The hillside was steep, the ground firm with a track between the rocks. Soon they sighted the base, protected by high granite cliffs with a narrow opening that gave access to the sea. There were no walls, no razor-wire fence, no watchtowers even. The geology of the island and the environment gave defense enough. Soldiers in watchtowers along the top usually kept vigil, but now the watchtowers were empty, the guards gone.
Rake crawled forward to the edge of the rock and used his night-vision binoculars to examine the base. It appeared through light fog as an example of the faded Soviet dream at the edge of the empire, a series of drab low-rise buildings with no style, no grandeur.

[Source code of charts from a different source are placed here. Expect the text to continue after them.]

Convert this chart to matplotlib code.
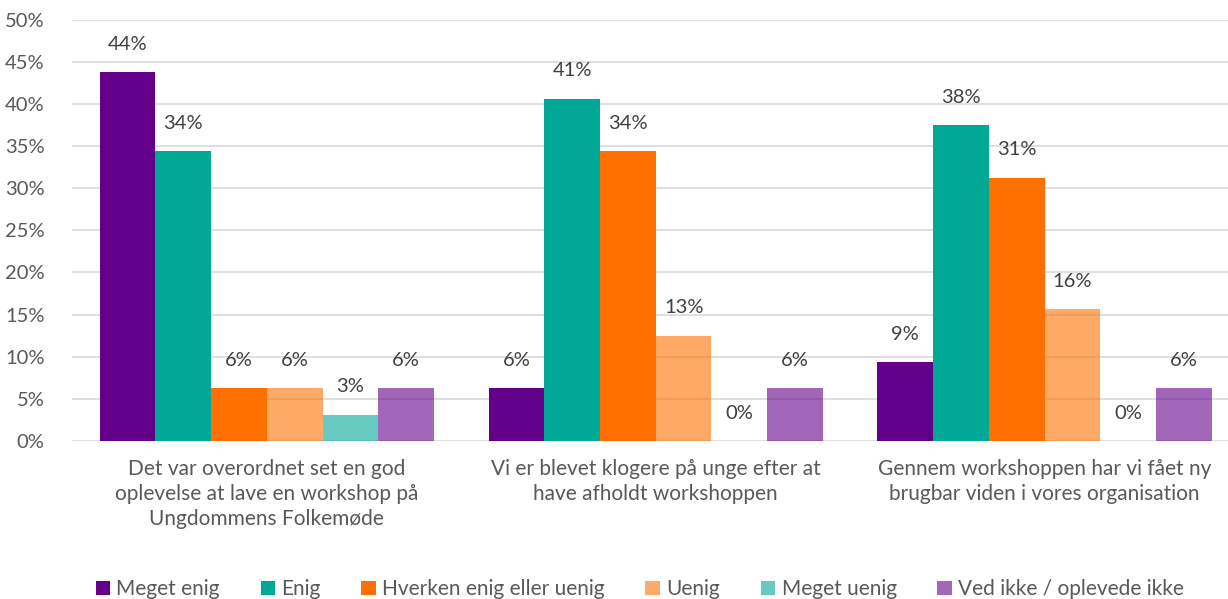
import matplotlib.pyplot as plt
import numpy as np

plt.rcParams['font.family'] = ['Lato', 'DejaVu Sans']

categories = [
    "Det var overordnet set en god\noplevelse at lave en workshop på\nUngdommens Folkemøde",
    "Vi er blevet klogere på unge efter at\nhave afholdt workshoppen",
    "Gennem workshoppen har vi fået ny\nbrugbar viden i vores organisation",
]
series_names = ["Meget enig", "Enig", "Hverken enig eller uenig", "Uenig",
                "Meget uenig", "Ved ikke / oplevede ikke"]
meget_enig = [43.75, 6.25, 9.375]
enig = [34.375, 40.625, 37.5]
hverken = [6.25, 34.375, 31.25]
uenig = [6.25, 12.5, 15.625]
meget_uenig = [3.125, 0, 0]
ved_ikke = [6.25, 6.25, 6.25]

colors = ["#620089", "#00A896", "#FF7000", "#FF7000", "#00A896", "#620089"]
alphas = [1, 1, 1, 0.6, 0.6, 0.6]
text_col = "#595959"

series = [meget_enig, enig, hverken, uenig, meget_uenig, ved_ikke]

fig = plt.figure(figsize=(12.28, 5.99), dpi=100)
ax = fig.add_axes([0.059, 0.264, 0.95, 0.703])

x = np.arange(len(categories))
w = 0.86 / 6
for i, (vals, name) in enumerate(zip(series, series_names)):
    pos = x - 0.43 + w * (i + 0.5)
    ax.bar(pos, vals, width=w, color=colors[i], alpha=alphas[i],
           label=name, zorder=2, linewidth=0)
    for p, v in zip(pos, vals):
        ax.annotate(f"{int(v + 0.5)}%", (p, v), xytext=(0, 20), textcoords="offset points",
                    ha="center", va="center", fontsize=14.5, color="#404040")

ax.set_ylim(0, 50)
ax.set_xlim(-0.5, 2.5)
ax.set_yticks(range(0, 51, 5))
ax.set_yticklabels([f"{t}%" for t in range(0, 51, 5)])
ax.yaxis.grid(True, color="#d9d9d9", linewidth=1.2, zorder=0)
ax.set_axisbelow(True)
ax.set_xticks(x)
ax.set_xticklabels(categories, fontsize=15, color=text_col, linespacing=1.3)
ax.tick_params(axis="y", length=0, labelsize=14.5, labelcolor=text_col, pad=20)
ax.tick_params(axis="x", length=0, pad=13)
for s in ax.spines.values():
    s.set_visible(False)

fig.legend(loc="lower center", bbox_to_anchor=(0.521, -0.032), ncol=6, frameon=False,
           fontsize=15, labelcolor=text_col, handlelength=0.7, handleheight=0.7,
           handletextpad=0.3, columnspacing=1.95)

fig.savefig("out.png", dpi=100)
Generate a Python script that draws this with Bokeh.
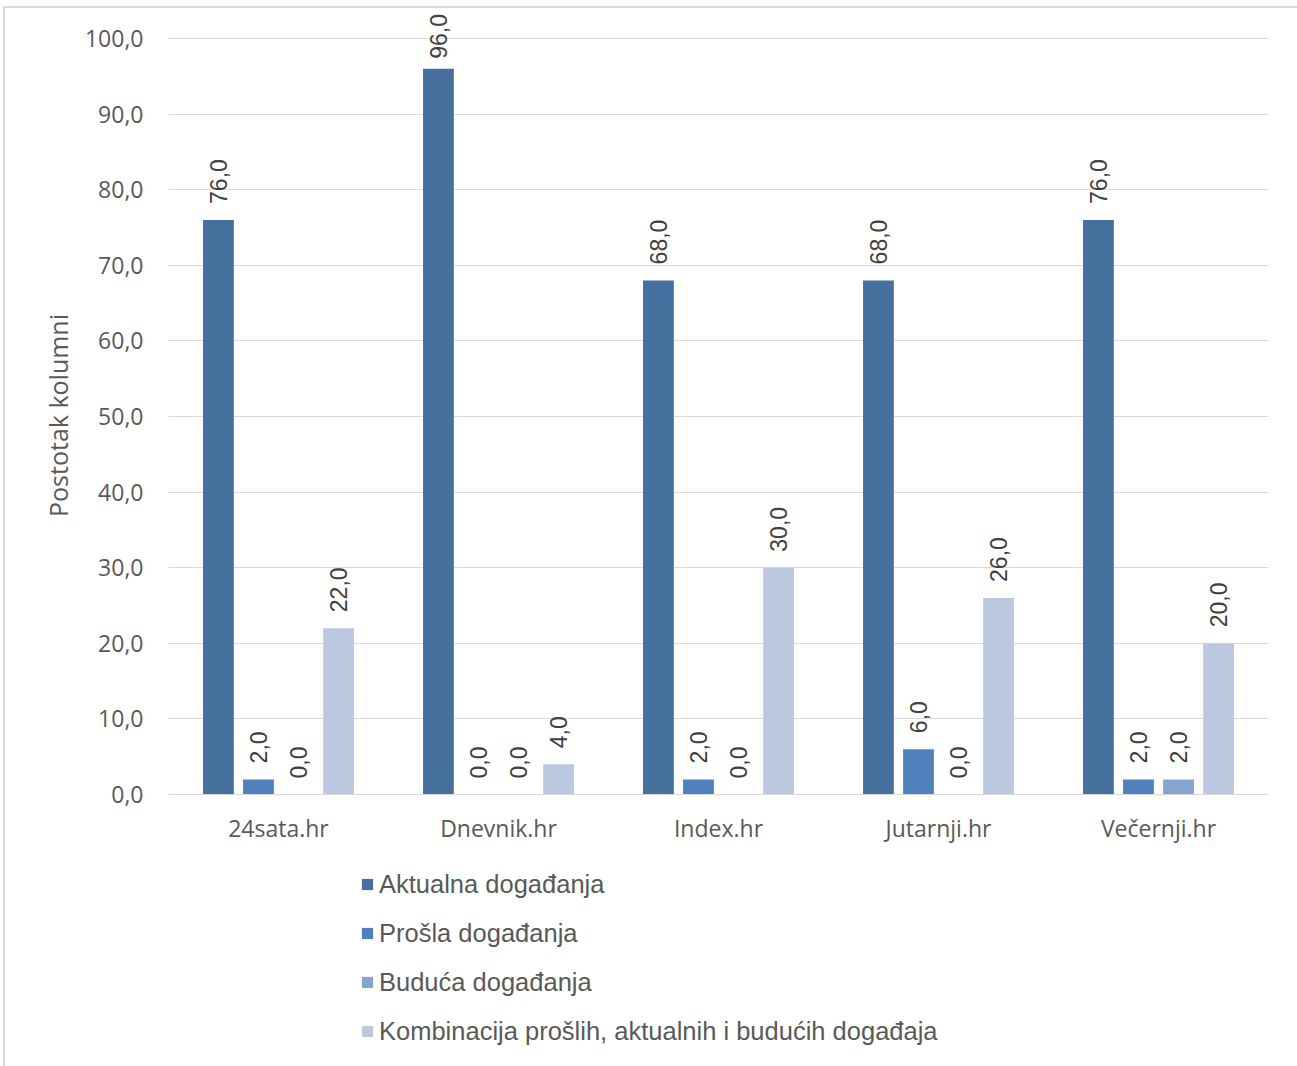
from bokeh.plotting import figure
from bokeh.layouts import column
from bokeh.models import FactorRange, FixedTicker, Legend, LegendItem, ColumnDataSource, Range1d
from bokeh.transform import dodge
from bokeh.core.properties import value
from bokeh.embed import file_html
from bokeh.resources import INLINE
import math

categories = ["24sata.hr", "Dnevnik.hr", "Index.hr", "Jutarnji.hr", "Večernji.hr"]
series_names = ["Aktualna događanja", "Prošla događanja", "Buduća događanja",
                "Kombinacija prošlih, aktualnih i budućih događaja"]
aktualna = [76.0, 96.0, 68.0, 68.0, 76.0]
prosla = [2.0, 0.0, 2.0, 6.0, 2.0]
buduca = [0.0, 0.0, 0.0, 0.0, 2.0]
kombinacija = [22.0, 4.0, 30.0, 26.0, 20.0]
y_ticks = [0, 10, 20, 30, 40, 50, 60, 70, 80, 90, 100]

series = [aktualna, prosla, buduca, kombinacija]
colors = ["#46709E", "#4F81BD", "#87A3CF", "#BCC8E0"]
offsets = [-0.273, -0.091, 0.091, 0.273]

FONT = "Liberation Sans"
FONT2 = "Open Sans"
TXT = "#595959"
Y_MAX = 103.7

W = 1292
p = figure(x_range=FactorRange(*categories), y_range=Range1d(0, Y_MAX),
           width=W, height=852, output_backend="svg", toolbar_location=None,
           min_border_left=163, min_border_right=29, min_border_top=2, min_border_bottom=66)
p.x_range.range_padding = 0

for name, vals, col, off in zip(series_names, series, colors, offsets):
    src = ColumnDataSource(dict(cat=categories, v=vals,
                                lab=[f"{x:.1f}".replace(".", ",") for x in vals],
                                # labels near the top are pulled closer to the bar (kept inside the plot)
                                yo=[-10 if x > 90 else -16 for x in vals]))
    p.vbar(x=dodge("cat", off, range=p.x_range), top="v", bottom=0, width=0.14,
           source=src, fill_color=col, line_color=None)
    p.text(x=dodge("cat", off, range=p.x_range), y="v", text="lab", source=src,
           angle=math.pi / 2, text_align="left", text_baseline="middle",
           y_offset="yo", text_font=value(FONT), text_font_size="23px",
           text_color="#404040")

p.yaxis.ticker = FixedTicker(ticks=y_ticks)
p.yaxis.major_label_overrides = {t: f"{t:.1f}".replace(".", ",") for t in y_ticks}
p.yaxis.axis_line_color = None
p.yaxis.major_tick_line_color = None
p.yaxis.minor_tick_line_color = None
p.yaxis.major_label_text_font = FONT2
p.yaxis.major_label_text_font_size = "23px"
p.yaxis.major_label_text_color = TXT
p.yaxis.major_label_standoff = 19
p.yaxis.axis_label = "Postotak kolumni" + "\u00a0" * 4
p.yaxis.axis_label_text_font = FONT2
p.yaxis.axis_label_text_font_style = "normal"
p.yaxis.axis_label_text_font_size = "25px"
p.yaxis.axis_label_text_color = TXT
p.yaxis.axis_label_standoff = 7

p.xaxis.axis_line_color = "#D9D9D9"
p.xaxis.axis_line_width = 1
p.xaxis.major_tick_line_color = None
p.xaxis.minor_tick_line_color = None
p.xaxis.major_label_text_font = FONT2
p.xaxis.major_label_text_font_size = "23px"
p.xaxis.major_label_text_color = TXT
p.xaxis.major_label_standoff = 11

p.xgrid.grid_line_color = None
p.ygrid.grid_line_color = "#D9D9D9"
p.outline_line_color = None

# legend panel below the chart
p2 = figure(width=W, height=206, output_backend="svg", toolbar_location=None,
            x_axis_location=None, y_axis_location=None,
            min_border_left=0, min_border_right=0, min_border_top=0, min_border_bottom=0,
            x_range=Range1d(0, 1), y_range=Range1d(0, 1))
p2.grid.visible = False
p2.outline_line_color = None
items = []
for name, col in zip(series_names, colors):
    # legend swatch renderer; its bar lies entirely outside the visible ranges
    r = p2.vbar(x=[-10], top=[-5], bottom=[-6], width=0.1, fill_color=col, line_color=None)
    items.append(LegendItem(label=name, renderers=[r]))
legend = Legend(items=items, location=(192, 20), orientation="vertical",
                label_text_font=FONT, label_text_font_size="25.5px",
                label_text_color=TXT, glyph_width=14, glyph_height=14,
                label_height=30, spacing=19, padding=0, margin=0,
                border_line_color=None, background_fill_alpha=0,
                label_standoff=5)
p2.add_layout(legend, "center")

layout = column(p, p2, spacing=0)
layout.styles = {"margin-left": "3px", "margin-top": "6px",
                 "border-left": "2px solid #D9D9D9", "border-top": "2px solid #D9D9D9"}

open("out.html", "w").write(file_html(layout, INLINE))
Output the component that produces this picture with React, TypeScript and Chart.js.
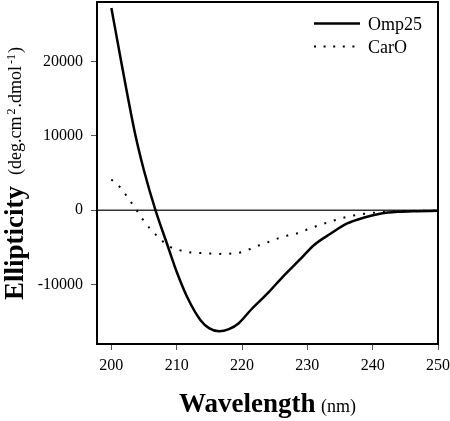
import React, { useEffect, useRef } from "react";
import { Chart, registerables } from "chart.js";

Chart.register(...registerables);

const omp25Wavelength = [200, 201.5, 203.7, 205, 206.75, 208.5, 210.1, 211.6, 213.65, 215, 216.5, 218, 219.5, 221.3, 223.9, 226.2, 228.8, 231, 233.6, 236.1, 238.7, 241.3, 243.8, 246.4, 250];
const omp25Values = [27200, 20000, 10000, 5300, 0, -4480, -8520, -11670, -14800, -15900, -16290, -16000, -15200, -13460, -11200, -9000, -6700, -4710, -3140, -1790, -990, -450, -220, -130, -90];

const caroWavelength = [200, 201.5, 202.6, 203.7, 204.7, 205.9, 207.3, 208.7, 210.3, 211.9, 213.4, 214.9, 216.4, 217.9, 219.4, 221.0, 222.4, 224.0, 225.5, 227, 228.5, 230, 231.5, 233.1, 234.6, 236.1, 237.6, 239.1, 240.6, 243, 246, 250];
const caroValues = [4130, 2920, 1570, 230, -1120, -2460, -3720, -4800, -5340, -5650, -5750, -5830, -5880, -5850, -5750, -5300, -4800, -4300, -3800, -3400, -3100, -2600, -2110, -1660, -1250, -900, -630, -450, -310, -180, -100, -60];

const xTicks = [200, 210, 220, 230, 240, 250];
const yTicks = [-10000, 0, 10000, 20000];
const seriesNames = ["Omp25", "CarO"];

const SERIF = "'Liberation Serif', 'Times New Roman', serif";

const decorPlugin = {
  id: "decor",
  beforeDatasetsDraw(chart: any) {
    const { ctx, chartArea, scales } = chart;
    const y0 = scales.y.getPixelForValue(0);
    ctx.save();
    ctx.strokeStyle = "#333";
    ctx.lineWidth = 1.5;
    ctx.beginPath();
    ctx.moveTo(chartArea.left, y0);
    ctx.lineTo(chartArea.right, y0);
    ctx.stroke();
    ctx.restore();
  },
  afterDraw(chart: any) {
    const { ctx, chartArea } = chart;
    ctx.save();
    // plot box
    ctx.strokeStyle = "#000";
    ctx.lineWidth = 2;
    ctx.strokeRect(chartArea.left, chartArea.top, chartArea.right - chartArea.left, chartArea.bottom - chartArea.top);

    // legend
    ctx.fillStyle = "#000";
    ctx.font = `18px ${SERIF}`;
    ctx.textBaseline = "alphabetic";
    ctx.textAlign = "left";
    ctx.lineWidth = 2.5;
    ctx.strokeStyle = "#000";
    ctx.beginPath();
    ctx.moveTo(314, 23.5);
    ctx.lineTo(360, 23.5);
    ctx.stroke();
    ctx.fillText(seriesNames[0], 368, 30);
    ctx.lineWidth = 2;
    ctx.setLineDash([2, 7.6]);
    ctx.beginPath();
    ctx.moveTo(314, 46.5);
    ctx.lineTo(358, 46.5);
    ctx.stroke();
    ctx.setLineDash([]);
    ctx.fillText(seriesNames[1], 368, 53);

    // x title
    ctx.font = `bold 27px ${SERIF}`;
    ctx.fillText("Wavelength", 179, 412);
    ctx.font = `18px ${SERIF}`;
    ctx.fillText("(nm)", 321, 412);

    // y title
    ctx.translate(23, 300);
    ctx.rotate(-Math.PI / 2);
    ctx.font = `bold 27px ${SERIF}`;
    ctx.fillText("Ellipticity", 0, 0);
    let x = ctx.measureText("Ellipticity").width + 11;
    const parts: [string, boolean][] = [["(deg.cm", false], ["2", true], [".dmol", false], ["-1", true], [")", false]];
    for (const [t, sup] of parts) {
      ctx.font = sup ? `12px ${SERIF}` : `18px ${SERIF}`;
      ctx.fillText(t, x + (sup ? 2 : 0), sup ? -8 : -2);
      x += ctx.measureText(t).width + (sup ? 3 : 0);
    }
    ctx.restore();
  },
};

export default function App() {
  const ref = useRef<HTMLCanvasElement | null>(null);
  useEffect(() => {
    document.body.style.margin = "0";
    const canvas = ref.current!;
    const chart = new Chart(canvas, {
      type: "line",
      data: {
        datasets: [
          {
            label: seriesNames[0],
            data: omp25Wavelength.map((w, i) => ({ x: w, y: omp25Values[i] })),
            borderColor: "#000",
            borderWidth: 2.5,
            pointRadius: 0,
            cubicInterpolationMode: "monotone",
            fill: false,
          },
          {
            label: seriesNames[1],
            data: caroWavelength.map((w, i) => ({ x: w, y: caroValues[i] })),
            borderColor: "#000",
            borderWidth: 2,
            borderDash: [2, 8],
            pointRadius: 0,
            cubicInterpolationMode: "monotone",
            fill: false,
          },
        ],
      },
      options: {
        animation: false,
        responsive: false,
        devicePixelRatio: 1,
        layout: { padding: { top: 2, right: 12, left: 0, bottom: 0 } },
        plugins: { legend: { display: false }, tooltip: { enabled: false } },
        scales: {
          x: {
            type: "linear",
            min: 197.8,
            max: 250,
            afterBuildTicks: (s: any) => { s.ticks = xTicks.map((v) => ({ value: v })); },
            afterFit: (s: any) => { s.height = 77; s.paddingLeft = 0; s.paddingRight = 0; s.paddingTop = 0; s.paddingBottom = 0; },
            grid: { drawOnChartArea: false, drawTicks: true, tickLength: 6, color: "#555", lineWidth: 1 },
            border: { display: false },
            ticks: { font: { family: SERIF, size: 16 }, color: "#000", padding: 6, maxRotation: 0, callback: (v: any) => String(v) },
          },
          y: {
            type: "linear",
            min: -18000,
            max: 28000,
            afterBuildTicks: (s: any) => { s.ticks = yTicks.map((v) => ({ value: v })); },
            afterFit: (s: any) => { s.width = 97; s.paddingLeft = 0; s.paddingRight = 0; s.paddingTop = 0; s.paddingBottom = 0; },
            grid: { drawOnChartArea: false, drawTicks: true, tickLength: 6, color: "#555", lineWidth: 1 },
            border: { display: false },
            ticks: { font: { family: SERIF, size: 16 }, color: "#000", padding: 8, callback: (v: any) => String(v) },
          },
        },
      },
      plugins: [decorPlugin],
    } as any);
    return () => chart.destroy();
  }, []);
  return (
    <div style={{ position: "absolute", left: 0, top: 0, width: 450, height: 421, background: "#fff" }}>
      <canvas ref={ref} width={450} height={421} />
    </div>
  );
}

The buildings formed a ring around a central helipad with a second landing spot about a hundred yards to the east right on the shoreline. A helicopter was parked in the open near a hangar. An engineer worked, alone up a ladder near the tail where a panel hung open.
Three jeeps were visible, one by the hangar, another to the left of the main building. Two overhead lamps protruded from either side of the door, but they were unlit. A light shone inside. He counted three snowmobiles by a ramp to the sea. He saw no dogs. That didn’t mean they weren’t there. They would be trained for air-scent because of the way water neutralized a dog’s smell. With the wind blowing due south hard against them, it was unlikely a dog, however well trained, would pick up anything.